Biochemical homologies provide some of the strongest evidence for evolution — partly because of the level of detail they provide and partly because the nature of some of the homologies makes any explanation other than evolution seem even more farfetched than with the larger-scale homologies. There are a variety of different avenues of biochemical evidence for evolution, but most of them are either examinations of genetics or of proteins — genetic homologies and protein homologies.
The shared biochemical mechanisms are among the widest shared homologies in life. Most of the anatomical homologies described elsewhere are shared by some subset of living organisms, but when we get down to the molecular level we find homologies that cut across all living organisms. If life forms arose independently, whether through natural process or divine intervention, there is no reason to think they would all share these characteristics, especially given that alternatives are known to exist. These biochemical homologies argue strongly for common ancestry to all life.

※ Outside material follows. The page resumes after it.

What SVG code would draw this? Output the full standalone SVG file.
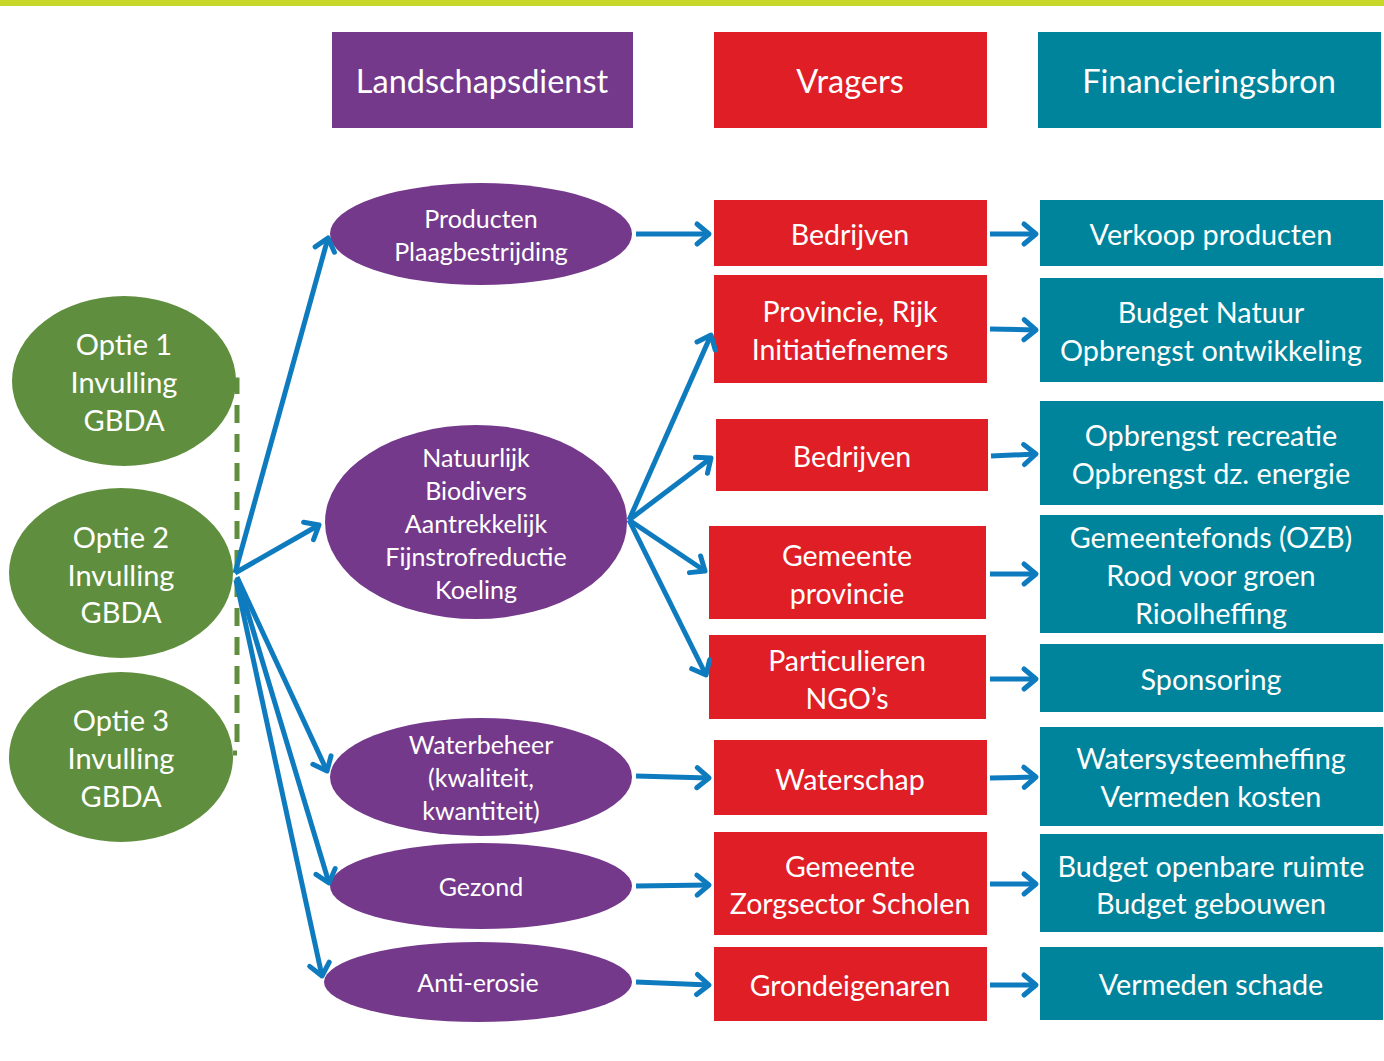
<svg xmlns="http://www.w3.org/2000/svg" width="1384" height="1061" viewBox="0 0 1384 1061">
<defs>
<style>
text{font-family:Lato,"Open Sans","Noto Sans",sans-serif;fill:#fff;text-anchor:middle;dominant-baseline:central}
.h{font-size:32.5px}
.g{font-size:29px}
.p{font-size:25px}
.r{font-size:28.5px}
.t{font-size:28.8px}
.green{fill:#5f8f3e}
.purple{fill:#74398b}
.red{fill:#e01e26}
.teal{fill:#00849b}
.c{stroke:#0f7bbf;stroke-width:5;fill:none;marker-end:url(#ah)}
</style>
<marker id="ah" markerUnits="userSpaceOnUse" markerWidth="40" markerHeight="40" viewBox="-20 -20 40 40" refX="0" refY="0" orient="auto" overflow="visible">
<path d="M-12,-10 L0,0 L-12,10" fill="none" stroke="#0f7bbf" stroke-width="5" stroke-linecap="round" stroke-linejoin="round"/>
</marker>
</defs>
<rect x="0" y="0" width="1384" height="6" fill="#c8d82a"/>

<g id="header-landschapsdienst"><rect class="purple" x="332" y="32" width="301" height="96"/><text class="h" x="482" y="80">Landschapsdienst</text></g>
<g id="header-vragers"><rect class="red" x="714" y="32" width="273" height="96"/><text class="h" x="850" y="80">Vragers</text></g>
<g id="header-financieringsbron"><rect class="teal" x="1038" y="32" width="343" height="96"/><text class="h" x="1209" y="80">Financieringsbron</text></g>

<g id="optie1"><ellipse class="green" cx="124" cy="381" rx="112" ry="85"/><text class="g" x="124" y="343">Optie 1</text><text class="g" x="124" y="381">Invulling</text><text class="g" x="124" y="419">GBDA</text></g>
<g id="optie2"><ellipse class="green" cx="121" cy="573" rx="112" ry="85"/><text class="g" x="121" y="536">Optie 2</text><text class="g" x="121" y="574">Invulling</text><text class="g" x="121" y="611">GBDA</text></g>
<g id="optie3"><ellipse class="green" cx="121" cy="757" rx="112" ry="85"/><text class="g" x="121" y="719">Optie 3</text><text class="g" x="121" y="757">Invulling</text><text class="g" x="121" y="795">GBDA</text></g>

<g id="ld-producten"><ellipse class="purple" cx="481" cy="234" rx="151" ry="51"/><text class="p" x="481" y="218">Producten</text><text class="p" x="481" y="251">Plaagbestrijding</text></g>
<g id="ld-natuurlijk"><ellipse class="purple" cx="476" cy="522" rx="151" ry="97"/><text class="p" x="476" y="457">Natuurlijk</text><text class="p" x="476" y="490">Biodivers</text><text class="p" x="476" y="523">Aantrekkelijk</text><text class="p" x="476" y="556">Fijnstrofreductie</text><text class="p" x="476" y="589">Koeling</text></g>
<g id="ld-waterbeheer"><ellipse class="purple" cx="481" cy="777" rx="151" ry="59"/><text class="p" x="481" y="744">Waterbeheer</text><text class="p" x="481" y="777">(kwaliteit,</text><text class="p" x="481" y="810">kwantiteit)</text></g>
<g id="ld-gezond"><ellipse class="purple" cx="481" cy="886" rx="151" ry="43"/><text class="p" x="481" y="886">Gezond</text></g>
<g id="ld-antierosie"><ellipse class="purple" cx="478" cy="982" rx="154" ry="40"/><text class="p" x="478" y="982">Anti-erosie</text></g>

<g id="v-bedrijven1"><rect class="red" x="714" y="200" width="273" height="66"/><text class="r" x="850" y="234">Bedrijven</text></g>
<g id="v-provincie"><rect class="red" x="714" y="275" width="273" height="108"/><text class="r" x="850" y="311">Provincie, Rijk</text><text class="r" x="850" y="349">Initiatiefnemers</text></g>
<g id="v-bedrijven2"><rect class="red" x="716" y="419" width="272" height="72"/><text class="r" x="852" y="456">Bedrijven</text></g>
<g id="v-gemeente"><rect class="red" x="709" y="526" width="277" height="93"/><text class="r" x="847" y="555">Gemeente</text><text class="r" x="847" y="593">provincie</text></g>
<g id="v-particulieren"><rect class="red" x="709" y="635" width="277" height="84"/><text class="r" x="847" y="660">Particulieren</text><text class="r" x="847" y="698">NGO’s</text></g>
<g id="v-waterschap"><rect class="red" x="714" y="740" width="273" height="75"/><text class="r" x="850" y="779">Waterschap</text></g>
<g id="v-gemeente2"><rect class="red" x="714" y="832" width="273" height="103"/><text class="r" x="850" y="866">Gemeente</text><text class="r" x="850" y="903">Zorgsector Scholen</text></g>
<g id="v-grondeigenaren"><rect class="red" x="714" y="947" width="273" height="74"/><text class="r" x="850" y="985">Grondeigenaren</text></g>

<g id="f-verkoop"><rect class="teal" x="1040" y="200" width="343" height="66"/><text class="t" x="1211" y="234">Verkoop producten</text></g>
<g id="f-budgetnatuur"><rect class="teal" x="1040" y="278" width="343" height="104"/><text class="t" x="1211" y="312">Budget Natuur</text><text class="t" x="1211" y="350">Opbrengst ontwikkeling</text></g>
<g id="f-recreatie"><rect class="teal" x="1040" y="401" width="343" height="104"/><text class="t" x="1211" y="435">Opbrengst recreatie</text><text class="t" x="1211" y="473">Opbrengst dz. energie</text></g>
<g id="f-gemeentefonds"><rect class="teal" x="1040" y="515" width="343" height="118"/><text class="t" x="1211" y="537">Gemeentefonds (OZB)</text><text class="t" x="1211" y="575">Rood voor groen</text><text class="t" x="1211" y="613">Rioolheffing</text></g>
<g id="f-sponsoring"><rect class="teal" x="1040" y="644" width="343" height="68"/><text class="t" x="1211" y="679">Sponsoring</text></g>
<g id="f-watersysteem"><rect class="teal" x="1040" y="727" width="343" height="99"/><text class="t" x="1211" y="758">Watersysteemheffing</text><text class="t" x="1211" y="796">Vermeden kosten</text></g>
<g id="f-budgetopenbaar"><rect class="teal" x="1040" y="834" width="343" height="98"/><text class="t" x="1211" y="866">Budget openbare ruimte</text><text class="t" x="1211" y="903">Budget gebouwen</text></g>
<g id="f-vermedenschade"><rect class="teal" x="1040" y="947" width="343" height="73"/><text class="t" x="1211" y="984">Vermeden schade</text></g>

<g id="connectors">
<path d="M233,380 H237 V753 H233" fill="none" stroke="#5f8f3e" stroke-width="5" stroke-dasharray="18,11"/>
<path class="c" d="M235,573 L328,238"/>
<path class="c" d="M235,573 L319,525"/>
<path class="c" d="M237,577 L327,771"/>
<path class="c" d="M238,580 L329,883"/>
<path class="c" d="M236,580 L322,976"/>
<path class="c" d="M629,520 L711,335"/>
<path class="c" d="M629,520 L711,458"/>
<path class="c" d="M629,520 L705,571"/>
<path class="c" d="M629,520 L706,675"/>
<path class="c" d="M636,234 L709,234"/>
<path class="c" d="M636,776 L709,778"/>
<path class="c" d="M636,886 L709,885"/>
<path class="c" d="M636,982 L709,985"/>
<path class="c" d="M990,234 L1036,234"/>
<path class="c" d="M990,329 L1036,330"/>
<path class="c" d="M991,456 L1036,454"/>
<path class="c" d="M990,574 L1036,574"/>
<path class="c" d="M990,679 L1036,679"/>
<path class="c" d="M990,778 L1036,777"/>
<path class="c" d="M990,884 L1036,884"/>
<path class="c" d="M990,985 L1036,985"/>
</g>
</svg>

In a sense protein homologies are reflective of genetic homologies because genes are made from proteins. However, they deserve independent attention because there has been a lot of work done on examining proteins. The understanding of genetics is a relatively newer science, and while more and more data is becoming available regularly, at this point in time proteins may have been studied more than genes.
A protein is a string of amino acids. Proteins range in size from around 50 amino acids to thousands. Proteins are among the most important chemicals in life: in addition to making up a good chunk of the structure of many organisms, proteins are involved in regulating or controlling many of the functions of a living organism. The characteristics of a protein are determined by the sequence of amino acids of which it is constructed.
There is a homology between all livings things regarding amino acids because the same twenty amino acids are found in most kinds of living things. These twenty are a small subset of the amino acids that occur naturally (~250) and there is no known reason why these particular twenty amino acids need to be used over some other subset of amino acids if different life forms had originated independently. However, it does make sense if all life evolved from a common ancestor that happened to use these twenty amino acids.
Homologies can be found not only among the constituents of proteins but also among proteins themselves. It is important to understand that, in many cases, smalls changes in some of the amino acids that make up a protein do not appear to have much if any effect on the functioning of the protein. Thus we can have a set of proteins that do essentially the same thing but are not identical. For some proteins it is estimated that even significant changes in the amino acids from which it is constructed will not affect its function.
Hemoglobin is an example because there are actually several types, all of which serve the function of binding oxygen in the blood and yet differ in their amino acid sequences. Hemoglobin is found in a wide variety of life forms and they are all very similar in structure. Given that there are so many different sequences of amino acids that could make a functional hemoglobin molecule, we can ask why the various types of hemoglobin among vastly different creatures are so similar. Evolution provides a meaningful answer.
Genetic homologies are similarities between the genetic codes of different living organisms which cannot be explained simply by functionality. There are an abundance of particular examples, but the biggest example is the common genetic mechanism itself: Why should all living creatures share the same basic genetic structure?
The presence of the same basic genetic structure in all living things is not chemically determined. It has been shown scientifically that there are (probably many) other alternatives that would work for coding proteins (which is essentially what DNA/genes do). For instance, DNA uses only four bases out of the many naturally occurring bases (>80). It has been shown that other base codings are possible. Why does all of life use DNA with the same four bases?
Why should every single life form on the planet share the same basic genetic mechanisms? It actually goes beyond just the genetics since there are other biochemical aspects which are shared by all life: for example, the common use of ATP as an energy storing molecule. There are other alternatives to this molecule, some of which are even more efficient at storing energy.
The primary creationist argument against biochemical homologies is some sort of "divine" plan, but there is no coherent, scientific argument that would explain this evidence other than the theory of common descent. Non-scientific explanations are, of course, possible and creationist arguments generally fall into this category. However, they do nothing to detract from the evidential support for evolution since evolution operates within the realm of science.